Looking under the bonnet again
Gavin Diamond, CEO at Inspired Lending, says there's a difference between growth that is sustainable and growth that simply appears impressive while conditions remain favourable.
It’s safe to say the market has become more reflective in recent times. Not in an alarmist way, but in the sense that people seem to be asking different questions than they were a couple of years ago, when speed, growth and expansion were the dominant measures of success and almost everything else faded into the background.
You can sense parts of the specialist lending market looking under the bonnet again. Not just in terms of new transactions coming through the door, but existing books as well. Funders are spending more time reviewing positions, carrying out additional due diligence and seeking greater comfort around governance, controls and how deals are performing once they move beyond completion. There’s definitely more attention now on making sure that things are progressing as planned and that there are no “skeletons” sitting in the background.
For a while, the market became very impressed by momentum. Businesses growing quickly attracted attention, large origination numbers created reassurance and aggressive appetite was often interpreted as a sign of strength. At times, the industry almost became conditioned to assume that if something was expanding rapidly, then it must automatically be working.
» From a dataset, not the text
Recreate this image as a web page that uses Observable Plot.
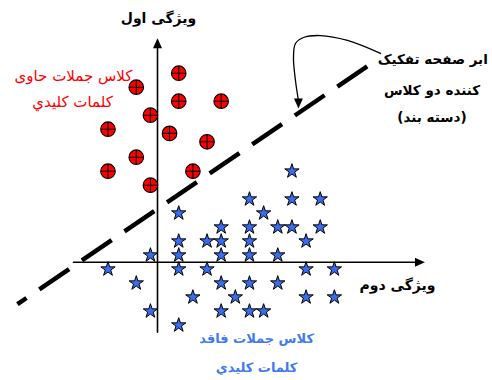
<!DOCTYPE html>
<html><head><meta charset="utf-8">
<script src="https://cdn.jsdelivr.net/npm/d3@7"></script>
<script src="https://cdn.jsdelivr.net/npm/@observablehq/plot@0.6"></script>
<style>body{margin:0;background:#fff}#c{width:492px;height:380px}</style>
</head><body><div id="c"></div>
<script>
// Class 1 (sentences containing keywords) – red circles, in grid units
const redX = [1.5, -1.5, 1.5, 4.5, -0.5, -3.5, 0.85, 3.5, -1.5, -3.5, 2.5, -0.5];
const redY = [13.5, 12.5, 11.5, 11.5, 10.5, 9.5, 9.2, 8.6, 7.5, 6.5, 6.5, 5.5];
// Class 2 (sentences without keywords) – blue stars
const starX = [1.5,1.5,3.5,-0.5,1.5,-3.5,1.5,3.5,-1.5,2.5,-0.5,1.5,
  9.5,6.5,9.5,11.5,7.5,4.5,6.5,8.5,9.5,11.5,4.5,6.5,10.5,4.5,6.5,8.5,
  10.5,12.5,4.5,6.5,8.5,5.5,10.5,12.5,4.5,6.5,7.5];
const starY = [3.5,1.5,1.5,0.5,0.5,-0.5,-0.5,-0.5,-1.5,-2.5,-3.5,-4.5,
  6.5,4.5,4.5,4.5,3.5,2.5,2.5,2.5,2.5,2.5,1.5,1.5,1.5,0.5,0.5,0.5,
  -0.5,-0.5,-1.5,-1.5,-1.5,-2.5,-2.5,-2.5,-3.5,-3.5,-3.5];
// separating hyperplane (classifier)
const sepX = [-9.9, 14.9];
const sepY = [-3.0, 14.05];
// axes extents
const axisXFrom = -5.94, axisXTo = 18.9;
const axisYFrom = -5.0, axisYTo = 16.0;
// callout curve
const calloutX = [15.76, 13.43, 11.52, 10.32, 9.75, 9.61, 9.75, 9.96];
const calloutY = [14.91, 15.84, 16.19, 16.05, 15.62, 14.62, 12.98, 11.55];
const calloutTip = [9.96, 10.98];
// labels
const yTitle = "ویژگی اول";
const xTitle = "ویژگی دوم";
const redLabel = ["کلاس جملات حاوی", "کلمات کلیدي"];
const blueLabel = ["کلاس جملات فاقد", "کلمات کلیدي"];
const sepLabel = ["ابر صفحه تفکیک", "کننده دو کلاس", "(دسته بند)"];
const yTitlePos = [0.07, 17.4];
const xTitlePos = [16.96, -1.66];
const redLabelPos = [[-5.94, 13.26], [-6.0, 11.4]];
const blueLabelPos = [[7.0, -5.5], [7.0, -7.55]];
const sepLabelPos = [[19.45, 14.48], [19.4, 12.26], [19.4, 10.34]];

const circlePlus = {draw(ctx, size) {
  const r = Math.sqrt(size / Math.PI);
  ctx.moveTo(r, 0); ctx.arc(0, 0, r, 0, 2 * Math.PI);
  ctx.moveTo(-r, 0); ctx.lineTo(r, 0);
  ctx.moveTo(0, -r); ctx.lineTo(0, r);
}};
const arrowHead = {draw(ctx, size) {
  ctx.moveTo(0, 0); ctx.lineTo(4.5, 10); ctx.lineTo(-4.5, 10); ctx.closePath();
}};

const reds = redX.map((x, i) => ({x, y: redY[i]}));
const stars = starX.map((x, i) => ({x, y: starY[i]}));
const sep = sepX.map((x, i) => ({x, y: sepY[i]}));
const callout = calloutX.map((x, i) => ({x, y: calloutY[i]}));
const lbl = (texts, pos) => texts.map((t, i) => ({t, x: pos[i][0], y: pos[i][1]}));
const font = "DejaVu Sans";

const chart = Plot.plot({
  width: 492, height: 380, margin: 0,
  x: {domain: [-11.0954, 23.6749], axis: null},
  y: {domain: [-8.45, 18.693], axis: null},
  style: {background: "#fff", fontFamily: font},
  marks: [
    Plot.line([{x: axisXFrom, y: 0}, {x: axisXTo - 0.5, y: 0}], {x: "x", y: "y", stroke: "#000", strokeWidth: 1.6}),
    Plot.line([{x: 0, y: axisYFrom}, {x: 0, y: axisYTo - 0.5}], {x: "x", y: "y", stroke: "#000", strokeWidth: 1.6}),
    Plot.dot([{x: axisXTo, y: 0}], {x: "x", y: "y", symbol: arrowHead, rotate: 90, fill: "#000", r: 5}),
    Plot.dot([{x: 0, y: axisYTo}], {x: "x", y: "y", symbol: arrowHead, rotate: 0, fill: "#000", r: 5}),
    Plot.line(sep, {x: "x", y: "y", stroke: "#000", strokeWidth: 4.5, strokeDasharray: "36,15.5", strokeDashoffset: 25, strokeLinecap: "butt"}),
    Plot.line(callout, {x: "x", y: "y", curve: "catmull-rom", stroke: "#000", strokeWidth: 1.3}),
    Plot.dot([{x: calloutTip[0], y: calloutTip[1]}], {x: "x", y: "y", symbol: arrowHead, rotate: 180, fill: "#000", r: 5}),
    Plot.dot(reds, {x: "x", y: "y", symbol: circlePlus, r: 7.3, fill: "#ff0000", stroke: "#000", strokeWidth: 1.1}),
    Plot.dot(stars, {x: "x", y: "y", symbol: "star", r: 4.5, fill: "#3a6cf0", stroke: "#000", strokeWidth: 1}),
    Plot.text([{t: yTitle, x: yTitlePos[0], y: yTitlePos[1]}], {x: "x", y: "y", text: "t", fontSize: 14, fontWeight: "bold", fill: "#000"}),
    Plot.text([{t: xTitle, x: xTitlePos[0], y: xTitlePos[1]}], {x: "x", y: "y", text: "t", fontSize: 14, fontWeight: "bold", fill: "#000"}),
    Plot.text(lbl(redLabel, redLabelPos), {x: "x", y: "y", text: "t", fontSize: 15, fill: "#ff0000"}),
    Plot.text(lbl(blueLabel, blueLabelPos), {x: "x", y: "y", text: "t", fontSize: 13, fontWeight: "bold", fill: "#4079f2"}),
    Plot.text(lbl(sepLabel, sepLabelPos), {x: "x", y: "y", text: "t", fontSize: 13.5, fontWeight: "bold", fill: "#000"})
  ]
});
document.getElementById("c").appendChild(chart);
</script>
</body></html>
But sustainable lending businesses are not built overnight, and rapid growth should probably create as many questions as it does headlines, particularly in a challenging market. Sometimes the industry becomes so focused on how quickly something is growing that it stops asking how it is growing.
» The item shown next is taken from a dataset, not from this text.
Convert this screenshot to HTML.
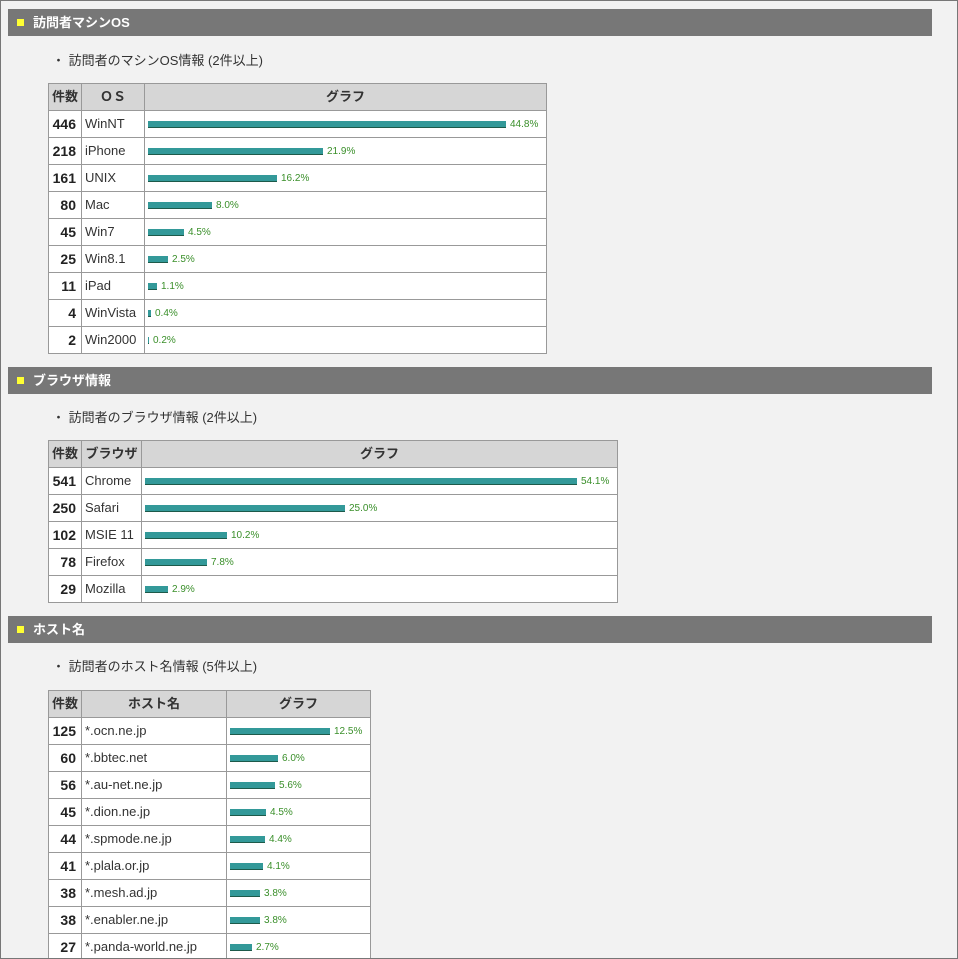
<!DOCTYPE html><html style="overflow:hidden;height:959px"><head><meta charset="utf-8"><style>
html,body{overflow:hidden}
body{margin:0;width:958px;height:959px;background:#f2f2f2;font-family:"Liberation Sans","Noto Sans CJK JP",sans-serif;color:#333;position:relative}
.frame{position:absolute;left:0;top:0;width:956px;height:957px;border:1px solid #777;z-index:5;pointer-events:none}
.hd{position:absolute;left:8px;width:924px;height:27px;background:#777;color:#fff;font-weight:bold;font-size:13px;line-height:27px}
.hd i{position:absolute;left:9px;top:10px;width:7px;height:7px;background:#ff3}
.hd span{position:absolute;left:25px}
.sub{position:absolute;left:52px;font-size:13px;color:#333}
table{position:absolute;left:48px;border-collapse:collapse;background:#fff;font-size:13px;table-layout:fixed}
td,th{border:1px solid #999;height:26px;padding:0;line-height:16px;vertical-align:middle;box-sizing:border-box}
tr{height:27px}
th{background:#d6d6d6;font-weight:bold;font-size:13px;text-align:center}
td.n{text-align:right;font-weight:bold;font-size:14px;padding-right:5px;color:#222}
td.t{padding-left:3px}
td.g{padding-left:3px;white-space:nowrap;line-height:10px}
b.bar{display:inline-block;height:6px;background:#339999;border-bottom:1px solid #1d5a4a;vertical-align:middle;margin-right:4px}
em{font-style:normal;font-size:10px;color:#3a8f2a;vertical-align:middle;line-height:10px;position:relative;top:1px}
</style></head><body><div class="frame"></div>
<div class="hd" style="top:9px"><i></i><span>訪問者マシンOS</span></div>
<div class="sub" style="top:50px">・ 訪問者のマシンOS情報 (2件以上)</div>
<table style="top:83px"><colgroup><col style="width:33px"><col style="width:63px"><col style="width:402px"></colgroup>
<tr><th>件数</th><th>ＯＳ</th><th>グラフ</th></tr>
<tr><td class="n">446</td><td class="t">WinNT</td><td class="g"><b class="bar" style="width:358px"></b><em>44.8%</em></td></tr>
<tr><td class="n">218</td><td class="t">iPhone</td><td class="g"><b class="bar" style="width:175px"></b><em>21.9%</em></td></tr>
<tr><td class="n">161</td><td class="t">UNIX</td><td class="g"><b class="bar" style="width:129px"></b><em>16.2%</em></td></tr>
<tr><td class="n">80</td><td class="t">Mac</td><td class="g"><b class="bar" style="width:64px"></b><em>8.0%</em></td></tr>
<tr><td class="n">45</td><td class="t">Win7</td><td class="g"><b class="bar" style="width:36px"></b><em>4.5%</em></td></tr>
<tr><td class="n">25</td><td class="t">Win8.1</td><td class="g"><b class="bar" style="width:20px"></b><em>2.5%</em></td></tr>
<tr><td class="n">11</td><td class="t">iPad</td><td class="g"><b class="bar" style="width:9px"></b><em>1.1%</em></td></tr>
<tr><td class="n">4</td><td class="t">WinVista</td><td class="g"><b class="bar" style="width:3px"></b><em>0.4%</em></td></tr>
<tr><td class="n">2</td><td class="t">Win2000</td><td class="g"><b class="bar" style="width:1px"></b><em>0.2%</em></td></tr>
</table>
<div class="hd" style="top:367px"><i></i><span>ブラウザ情報</span></div>
<div class="sub" style="top:407px">・ 訪問者のブラウザ情報 (2件以上)</div>
<table style="top:440px"><colgroup><col style="width:33px"><col style="width:60px"><col style="width:476px"></colgroup>
<tr><th>件数</th><th>ブラウザ</th><th>グラフ</th></tr>
<tr><td class="n">541</td><td class="t">Chrome</td><td class="g"><b class="bar" style="width:432px"></b><em>54.1%</em></td></tr>
<tr><td class="n">250</td><td class="t">Safari</td><td class="g"><b class="bar" style="width:200px"></b><em>25.0%</em></td></tr>
<tr><td class="n">102</td><td class="t">MSIE 11</td><td class="g"><b class="bar" style="width:82px"></b><em>10.2%</em></td></tr>
<tr><td class="n">78</td><td class="t">Firefox</td><td class="g"><b class="bar" style="width:62px"></b><em>7.8%</em></td></tr>
<tr><td class="n">29</td><td class="t">Mozilla</td><td class="g"><b class="bar" style="width:23px"></b><em>2.9%</em></td></tr>
</table>
<div class="hd" style="top:616px"><i></i><span>ホスト名</span></div>
<div class="sub" style="top:656px">・ 訪問者のホスト名情報 (5件以上)</div>
<table style="top:690px"><colgroup><col style="width:33px"><col style="width:145px"><col style="width:144px"></colgroup>
<tr><th>件数</th><th>ホスト名</th><th>グラフ</th></tr>
<tr><td class="n">125</td><td class="t">*.ocn.ne.jp</td><td class="g"><b class="bar" style="width:100px"></b><em>12.5%</em></td></tr>
<tr><td class="n">60</td><td class="t">*.bbtec.net</td><td class="g"><b class="bar" style="width:48px"></b><em>6.0%</em></td></tr>
<tr><td class="n">56</td><td class="t">*.au-net.ne.jp</td><td class="g"><b class="bar" style="width:45px"></b><em>5.6%</em></td></tr>
<tr><td class="n">45</td><td class="t">*.dion.ne.jp</td><td class="g"><b class="bar" style="width:36px"></b><em>4.5%</em></td></tr>
<tr><td class="n">44</td><td class="t">*.spmode.ne.jp</td><td class="g"><b class="bar" style="width:35px"></b><em>4.4%</em></td></tr>
<tr><td class="n">41</td><td class="t">*.plala.or.jp</td><td class="g"><b class="bar" style="width:33px"></b><em>4.1%</em></td></tr>
<tr><td class="n">38</td><td class="t">*.mesh.ad.jp</td><td class="g"><b class="bar" style="width:30px"></b><em>3.8%</em></td></tr>
<tr><td class="n">38</td><td class="t">*.enabler.ne.jp</td><td class="g"><b class="bar" style="width:30px"></b><em>3.8%</em></td></tr>
<tr><td class="n">27</td><td class="t">*.panda-world.ne.jp</td><td class="g"><b class="bar" style="width:22px"></b><em>2.7%</em></td></tr>
</table>
</body></html>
A transaction can look perfectly comfortable at the beginning. The structure works, the borrower appears credible and the exit makes sense on paper. The more difficult part usually comes later, once projects start taking longer than expected, refinancing becomes harder or costs move away from where they were originally budgeted.
That is normally when you discover whether enough realism was built into the deal at the outset.
The value of judgement
It takes patience and consistency to build a lending business properly, but it also requires a willingness to decline transactions that don’t stack up, or to offer to lend less when you step back and look at the wider picture.
The deals you refuse often tell you more about a lender than the deals you complete. At Inspired Lending, we have always been comfortable being selective, making an effort to lend the right amount to the right borrower in the right circumstances. If the fundamentals of the deal stack up, we will support it, but if they do not, then sometimes the right decision is simply not to lend. We have no appetite for backing transactions that are likely to fail.
This is where experience comes into play. In some parts of the market, if a deal fits the calculator, it proceeds. Equally, there are transactions that may initially sit outside a standard process where the underlying structure is actually very solid once you spend time properly understanding it.
Looking under the bonnet after completion
That’s also why scrutiny should not stop once the loan completes. At Inspired Lending, we have always believed that staying engaged throughout the life cycle of a deal is just as important as getting comfortable at the outset, because circumstances change during the term of a loan and the right outcome is not usually achieved by simply sitting back and hoping for the best.
None of this is really about criticising ambition or suggesting the market should become excessively cautious, because growth is a healthy part of any lending sector. But there’s a difference between growth that is sustainable and growth that simply appears impressive while conditions remain favourable.
And perhaps that’s where the market seems to be recalibrating slightly now, moving back towards fundamentals and rediscovering the idea that stable lending businesses are usually built over time rather than appearing overnight.
Because healthy lending is probably not defined by who can move fastest when conditions are easy. It is defined by what still holds together once the market starts looking underneath a little more carefully again.